On Tuesday, John Anthony Castro, a Texas resident, was arrested for allegedly submitting 17 sets of fraudulent tax documents to the IRS.
He was indicted last week on 33 counts of aiding in preparing false tax returns.
According to prosecutors, Castro operated a virtual tax preparation business that purportedly generated inflated client refunds, resulting in government fraud.
“Castro would promise a significantly higher refund than taxpayers could receive from other preparers and on many occasions, offered to split the additional refund with taxpayers. In order to achieve these larger refunds, Castro generated false deductions, that were not based in fact, and which were submitted without the taxpayer’s knowledge,” prosecutors wrote.
An undercover police officer posing as a customer of Castro’s tax services exposed the operation.
While a legitimate tax preparer estimated a $373 tax return for the undercover agent, Castro claimed he could secure a $6,007 refund and proposed to share the extra proceeds.

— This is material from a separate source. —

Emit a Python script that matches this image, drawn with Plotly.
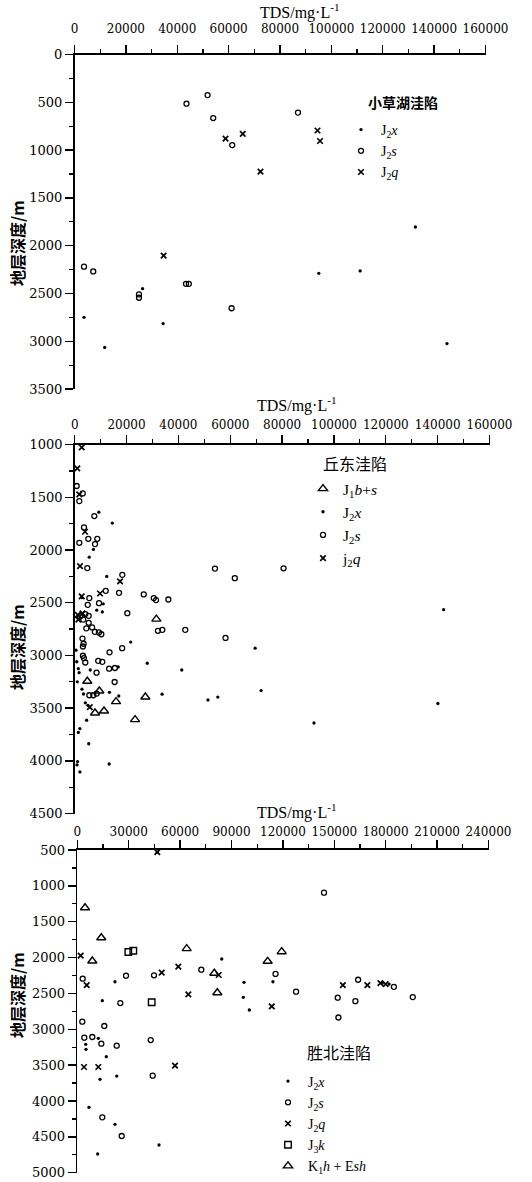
import plotly.graph_objects as go

# ===================== DATA =====================
# Panel 1: 小草湖洼陷  (TDS mg/L, depth m)
xc_j2x_tds = [26500, 3700, 11750, 34500, 95100, 111200, 132700, 145000]
xc_j2x_dep = [2450, 2750, 3065, 2815, 2290, 2265, 1805, 3025]
xc_j2s_tds = [43600, 51800, 54000, 87000, 61400, 3700, 7300, 25100, 25100, 43400, 44500, 61150]
xc_j2s_dep = [515, 425, 665, 608, 948, 2220, 2270, 2510, 2545, 2400, 2400, 2655]
xc_j2q_tds = [58800, 65500, 72400, 94600, 95600, 34700]
xc_j2q_dep = [880, 830, 1225, 795, 905, 2105]

# Panel 2: 丘东洼陷
qd_j1bs_tds = [31500, 4860, 9500, 15940, 27250, 23280, 7840, 11310]
qd_j1bs_dep = [2655, 3245, 3337, 3438, 3394, 3609, 3546, 3527]
qd_j2x_tds = [9300, 14500, 7200, 5600, 12350, 11000, 8500, 10650, 142300, 28000, 41300,
              51400, 55200, 71900, 33700, 140100, 92300, 69600, 21600, 17000, 1400, 5400,
              1100, 900, 2000, 13300, 1700, 2800, 3400, 4100, 5100, 6000, 1400, 2700,
              16800, 500, 800, 1000, 13400, 4600, 2000]
qd_j2x_dep = [1640, 1744, 1994, 2067, 2250, 2510, 2570, 2587, 2566, 3074, 3138,
              3423, 3395, 3333, 3368, 3456, 3641, 2931, 2873, 3385, 3731, 3838,
              4007, 4039, 4105, 4030, 3164, 3320, 3366, 3450, 3473, 3138, 3126, 2451,
              3109, 2950, 3060, 3250, 3350, 3615, 3694]
qd_j2s_tds = [770, 3090, 1780, 7570, 3590, 5250, 8720, 7840, 1780, 4860, 18370, 11970,
              17100, 26630, 30500, 31380, 36130, 5640, 5020, 9380, 20300, 54100, 61760,
              80560, 42650, 58170, 32100, 33800, 13430, 18300, 15400, 9070, 10650, 13280,
              15520, 8420, 3000, 3430, 3170, 3170, 3550, 4090, 2080, 4090, 5400, 3300,
              5400, 4480, 6720, 7760, 9340, 10270, 5640, 7180, 8490]
qd_j2s_dep = [1392, 1462, 1535, 1677, 1785, 1893, 1893, 1943, 1931, 2171, 2235, 2387,
              2406, 2421, 2456, 2475, 2469, 2456, 2520, 2504, 2599, 2176, 2267,
              2173, 2757, 2834, 2766, 2757, 2970, 2931, 3252, 3051, 3061, 3126,
              3119, 3164, 2840, 2889, 2915, 3003, 3025, 3067, 2630, 2607, 2624, 2660,
              2690, 2743, 2734, 2776, 2782, 2799, 3378, 3378, 3362]
qd_j2q_tds = [2700, 1000, 1780, 3980, 2050, 17500, 9770, 2700, 1200, 3000, 1400, 5800]
qd_j2q_dep = [1025, 1224, 1471, 1826, 2152, 2298, 2412, 2440, 2615, 2600, 2660, 3490]

# Panel 3: 胜北洼陷
sb_j2x_tds = [22000, 14590, 97300, 96900, 100400, 84300, 114200, 12260, 4900, 5080, 16930,
              13250, 47690, 11900, 23000, 6830, 22000, 46700, 178000, 182000]
sb_j2x_dep = [2337, 2601, 2345, 2554, 2731, 2020, 2337, 3126, 3210, 3279, 3382,
              3698, 4614, 4739, 3652, 4088, 4325, 530, 2356, 2370]
sb_j2s_tds = [3150, 28430, 44770, 72380, 25100, 2920, 15760, 4090, 8760, 14010, 23000,
              42840, 44010, 14590, 25910, 144000, 115700, 127700, 163900, 184800, 195800,
              152000, 162300, 152400]
sb_j2s_dep = [2295, 2253, 2247, 2169, 2634, 2894, 2954, 3117, 3108, 3201, 3229,
              3150, 3647, 4228, 4488, 1095, 2228, 2475, 2309, 2408, 2551,
              2560, 2608, 2836]
sb_j2q_tds = [46700, 1980, 5490, 49260, 58950, 82530, 64790, 113500, 155000, 169300,
              3910, 12260, 57030, 176900, 180000]
sb_j2q_dep = [530, 1974, 2383, 2211, 2127, 2243, 2512, 2680, 2384, 2384,
              3526, 3526, 3508, 2356, 2370]
sb_j3k_tds = [29770, 32690, 43430]
sb_j3k_dep = [1922, 1904, 2624]
sb_k1h_tds = [4490, 14000, 63860, 111100, 119300, 8760, 79970, 81720]
sb_k1h_dep = [1305, 1723, 1876, 2052, 1918, 2048, 2219, 2490]

x_ticks_a = [0, 20000, 40000, 60000, 80000, 100000, 120000, 140000, 160000]
x_ticks_c = [0, 30000, 60000, 90000, 120000, 150000, 180000, 210000, 240000]

# ===================== LAYOUT HELPERS =====================
W, H = 532, 1182
def fx(px): return px / W
def fy(py): return 1 - py / H

DOT = dict(symbol="circle", size=3.3, color="black")
CIR = dict(symbol="circle-open", size=5, color="black", line=dict(width=1.3, color="black"))
XQ = dict(symbol="x-thin-open", size=5.5, color="black", line=dict(width=1.7, color="black"))
SQ = dict(symbol="square-open", size=6.5, color="black", line=dict(width=1.4, color="black"))
TRI = dict(symbol="triangle-up-open", size=8, color="black", line=dict(width=1.4, color="black"))

fig = go.Figure()

def add(x, y, marker, name, xa, ya, leg):
    fig.add_trace(go.Scatter(x=x, y=y, mode="markers", marker=marker, name=name,
                             xaxis=xa, yaxis=ya, legend=leg, cliponaxis=False,
                             showlegend=True))

add(xc_j2x_tds, xc_j2x_dep, DOT, "J<sub>2</sub><i>x</i>", "x", "y", "legend")
add(xc_j2s_tds, xc_j2s_dep, CIR, "J<sub>2</sub><i>s</i>", "x", "y", "legend")
add(xc_j2q_tds, xc_j2q_dep, XQ, "J<sub>2</sub><i>q</i>", "x", "y", "legend")

add(qd_j1bs_tds, qd_j1bs_dep, TRI, "J<sub>1</sub><i>b</i>+<i>s</i>", "x2", "y2", "legend2")
add(qd_j2x_tds, qd_j2x_dep, DOT, "J<sub>2</sub><i>x</i>", "x2", "y2", "legend2")
add(qd_j2s_tds, qd_j2s_dep, CIR, "J<sub>2</sub><i>s</i>", "x2", "y2", "legend2")
add(qd_j2q_tds, qd_j2q_dep, XQ, "j<sub>2</sub><i>q</i>", "x2", "y2", "legend2")

add(sb_j2x_tds, sb_j2x_dep, DOT, "J<sub>2</sub><i>x</i>", "x3", "y3", "legend3")
add(sb_j2s_tds, sb_j2s_dep, CIR, "J<sub>2</sub><i>s</i>", "x3", "y3", "legend3")
add(sb_j2q_tds, sb_j2q_dep, XQ, "J<sub>2</sub><i>q</i>", "x3", "y3", "legend3")
add(sb_j3k_tds, sb_j3k_dep, SQ, "J<sub>3</sub><i>k</i>", "x3", "y3", "legend3")
add(sb_k1h_tds, sb_k1h_dep, TRI, "K<sub>1</sub><i>h</i> + E<i>sh</i>", "x3", "y3", "legend3")

TICKFONT_X = dict(family="DejaVu Serif", size=12, color="black")
TICKFONT_Y = dict(family="DejaVu Serif", size=13, color="black")

def xax(domain, rng, ticks, minor, anchor, standoff):
    return dict(domain=domain, range=rng, side="top", anchor=anchor,
                showline=True, linecolor="black", linewidth=1.6,
                ticks="outside", ticklen=8, tickwidth=1.4, tickcolor="black",
                tickvals=ticks, ticktext=[str(t) for t in ticks],
                minor=dict(dtick=minor, tick0=0, ticks="outside", ticklen=4,
                           tickwidth=1.2, tickcolor="black", showgrid=False),
                showgrid=False, zeroline=False, tickfont=TICKFONT_X, tickangle=0,
                ticklabelstandoff=standoff, automargin=False, fixedrange=True)

def yax(domain, rng, anchor):
    return dict(domain=domain, range=rng, anchor=anchor,
                showline=True, linecolor="black", linewidth=1.6,
                ticks="outside", ticklen=8, tickwidth=1.4, tickcolor="black",
                dtick=500, tick0=0,
                minor=dict(dtick=250, tick0=0, ticks="outside", ticklen=4,
                           tickwidth=1.2, tickcolor="black", showgrid=False),
                showgrid=False, zeroline=False, tickfont=TICKFONT_Y,
                automargin=False, fixedrange=True)

fig.update_layout(
    width=W, height=H, margin=dict(l=0, r=0, t=0, b=0),
    paper_bgcolor="white", plot_bgcolor="rgba(0,0,0,0)",
    xaxis=xax([fx(74.5), fx(485.5)], [0, 160000], x_ticks_a, 10000, "y", 7),
    yaxis=yax([fy(389), fy(54.5)], [3500, 0], "x"),
    xaxis2=xax([fx(74.7), fx(489.5)], [0, 160000], x_ticks_a, 10000, "y2", 1),
    yaxis2=yax([fy(813.5), fy(444.7)], [4500, 1000], "x2"),
    xaxis3=xax([fx(77.3), fx(488.5)], [0, 240000], x_ticks_c, 15000, "y3", 0),
    yaxis3=yax([fy(1172.7), fy(850)], [5000, 500], "x3"),
    legend=dict(x=fx(341), y=fy(114), xanchor="left", yanchor="top",
                bgcolor="rgba(0,0,0,0)", borderwidth=0,
                font=dict(family="Liberation Serif", size=14, color="black")),
    legend2=dict(x=fx(303), y=fy(472), xanchor="left", yanchor="top",
                 bgcolor="rgba(0,0,0,0)", borderwidth=0,
                 font=dict(family="Liberation Serif", size=15.5, color="black")),
    legend3=dict(x=fx(268), y=fy(1065.5), xanchor="left", yanchor="top",
                 bgcolor="rgba(0,0,0,0)", borderwidth=0,
                 font=dict(family="Liberation Serif", size=14, color="black")),
)

TITLE_FONT = dict(family="Liberation Serif", size=16, color="black")
CJK_FONT = dict(family="Noto Sans CJK SC", size=16, color="black")

annots = []
for (cx, cy) in [(300, 11), (297, 404), (297, 811)]:
    annots.append(dict(text="TDS/mg·L<sup>-1</sup>", x=fx(cx), y=fy(cy), xref="paper",
                       yref="paper", xanchor="center", yanchor="middle",
                       showarrow=False, font=TITLE_FONT))
for cy in [243, 647, 995]:
    annots.append(dict(text="<b>地层深度/m</b>", x=fx(17), y=fy(cy), xref="paper",
                       yref="paper", xanchor="center", yanchor="middle",
                       textangle=-90, showarrow=False, font=CJK_FONT))
annots.append(dict(text="<b>小草湖洼陷</b>", x=fx(403), y=fy(102), xref="paper", yref="paper",
                   xanchor="center", yanchor="middle", showarrow=False,
                   font=dict(family="Noto Sans CJK SC", size=14, color="black")))
annots.append(dict(text="丘东洼陷", x=fx(355), y=fy(463), xref="paper", yref="paper",
                   xanchor="center", yanchor="middle", showarrow=False,
                   font=dict(family="Noto Sans CJK SC", size=16, color="black")))
annots.append(dict(text="胜北洼陷", x=fx(339), y=fy(1052), xref="paper", yref="paper",
                   xanchor="center", yanchor="middle", showarrow=False,
                   font=dict(family="Noto Sans CJK SC", size=16, color="black")))
fig.update_layout(annotations=annots)

fig.write_html("out.html", config={"displayModeBar": False, "staticPlot": True},
               post_script="document.body.style.margin='0';document.body.style.padding='0';")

The tax forms Castro filed on behalf of the undercover officer allegedly included nearly $30,000 in illegitimate deductions.
Additionally, Castro is a 2024 GOP presidential candidate, albeit a long shot with minimal publicity beyond his legal actions challenging former President Trump’s ballot eligibility.
He has filed objections to Trump’s ballot presence in 27 states, arguing that Trump’s role in the January 6, 2021, events at the US Capitol contradicts the 14th Amendment.
His indictment coincided with the dismissal of his ballot challenge in New Hampshire, with similar efforts previously rejected in Florida and Nevada.
While multiple 14th Amendment suits are ongoing, none have significantly advanced.
However, similar challenges using these arguments have temporarily removed Trump from ballots in Colorado and Maine, pending Supreme Court intervention.
The Supreme Court recently announced it would consider the Colorado case.
Castro expressed his perspective to The Hill, stating, “No question about it,” he believes the charges are politically motivated.
He mentioned that his firm had already settled the tax return issue with the IRS in 2021, attributing the problem to clients’ misinterpretations of tax laws and noting that his firm repaid about $700,000 to rectify the discrepancies.